Chloe Bailey is stepping into her most compelling role yet. The singer and actress leads Strung, a psychological thriller produced by Tyler Perry and Blumhouse Productions that is set to make its world premiere at the 30th American Black Film Festival before heading to Peacock on June 26.
Bailey plays a gifted violinist who accepts what appears to be a promising opportunity tutoring a wealthy and enigmatic family. The situation unravels quickly, pulling her character into a suffocating struggle for control and survival that drives the film’s tension from start to finish. It is a sharp pivot from anything Bailey has taken on before, and the material appears designed to showcase range she has not had room to fully explore on screen until now.
Director Malcolm D. Lee brings a practiced hand to the project, and his presence carries particular meaning for the festival premiere. The American Black Film Festival runs from May 27 through May 31 in Miami Beach and this year marks its 30th anniversary under the theme of homecoming, a concept that festival organizers say resonates deeply with Lee’s involvement and with the film’s arrival at this specific moment in the culture.
A cast built for tension
The ensemble surrounding Bailey is one of the film’s most intriguing elements. Anna Diop, Lynn Whitfield, Lucien Laviscount and Coco Jones round out the principal cast, bringing a combination of established gravitas and sharp contemporary energy to the story. The lineup suggests the film will invest heavily in interpersonal dynamics and psychological friction rather than relying purely on genre mechanics to sustain its momentum.
The screenplay was written by Alan McElroy, whose credits include Halloween 4: The Return of Michael Myers and Wrong Turn, as well as extensive work on the Spawn series alongside Todd McFarlane. McElroy has built a reputation for character-driven narratives with genuine menace underneath the surface, and Strung appears to sit squarely within that tradition.
Production was handled by Peachtree and Vine alongside Blumhouse, with additional backing from Blackmaled Productions. Perry serves as a producer on the film rather than a director, with Jason Blum also among the producing team. The combination of Perry’s storytelling instincts and Blumhouse’s expertise in building psychological dread makes for an unusually strong foundation for a thriller of this kind.
From festival to streaming in weeks
The decision to premiere at the American Black Film Festival before moving directly to Peacock reflects a strategy that has become increasingly common for prestige streaming titles looking to build early critical momentum. The festival itself has spent three decades championing Black voices and talent in film, and opening this year’s milestone edition with Strung positions the movie as a centerpiece of that celebration.

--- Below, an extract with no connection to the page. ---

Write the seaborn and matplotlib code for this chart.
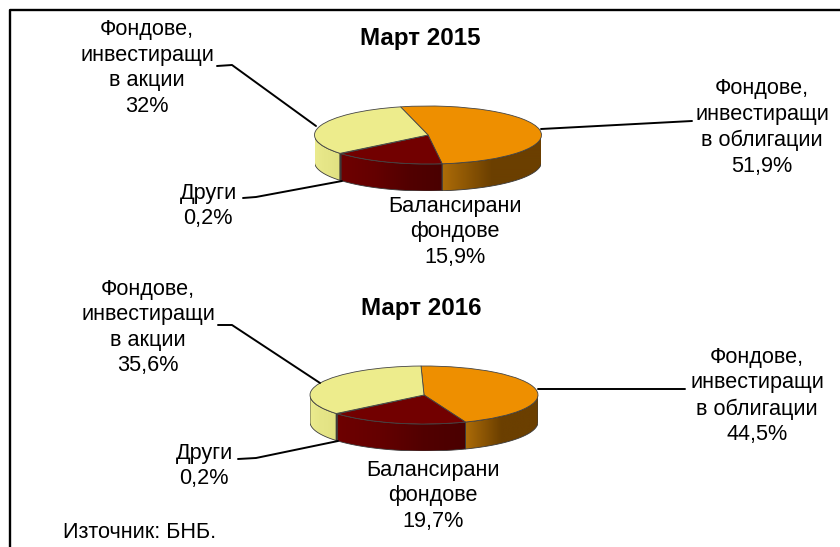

The turnaround from premiere to streaming is swift, giving the film only a matter of weeks between its Miami Beach debut and its national availability on June 26. For Bailey, whose music career has already established her as one of the more dynamic performers of her generation, Strung represents an opportunity to claim that same kind of presence in film. The role is demanding, the subject matter is dark and the platform is wide. The only question left is whether audiences are ready for a version of Chloe Bailey they have not quite seen before.